The end of the de minimis exemption is expected to place further pressure on the Chinese economy. Analysts suggest it could reduce China’s export growth by 1.3 percentage points and GDP growth by 0.2 points. The apparel and consumer electronics sectors are expected to be the hardest hit.

In response, companies are looking for alternative strategies. Shein is reportedly setting up a large-scale warehouse in Vietnam to hedge against rising U.S. tariffs and to diversify its supply chain. Businesses are also exploring methods such as bulk importing and using U.S. distribution centers to soften the impact of the new trade environment.

The policy change could also influence global trade dynamics, as other nations, including the European Union, Thailand, Vietnam, and Singapore, are now reconsidering their own de minimis thresholds. Meanwhile, U.S. Customs and Border Protection may face logistical challenges in processing a growing number of packages requiring inspection, potentially slowing down the flow of goods and affecting smaller businesses.

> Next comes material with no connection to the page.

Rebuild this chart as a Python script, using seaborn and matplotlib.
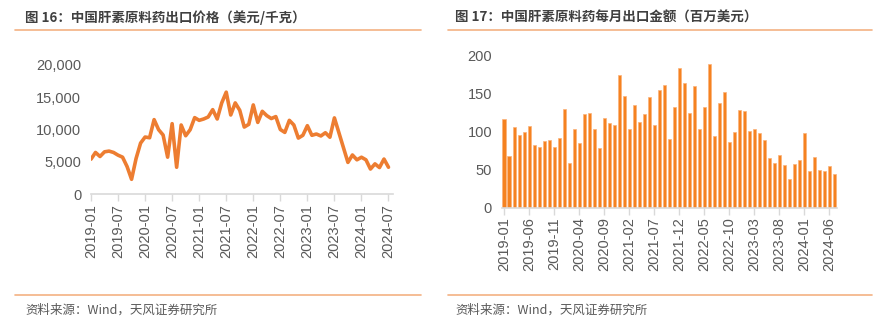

While the move is intended to protect U.S. manufacturers by leveling the playing field, it brings with it increased prices, slower delivery times, and a more complicated logistics framework. As trade tensions between the U.S. and China deepen, the long-term implications of this policy shift remain uncertain, but it is clear that the e-commerce trade model that relied on fast, low-cost cross-border shipping is undergoing a significant transformation.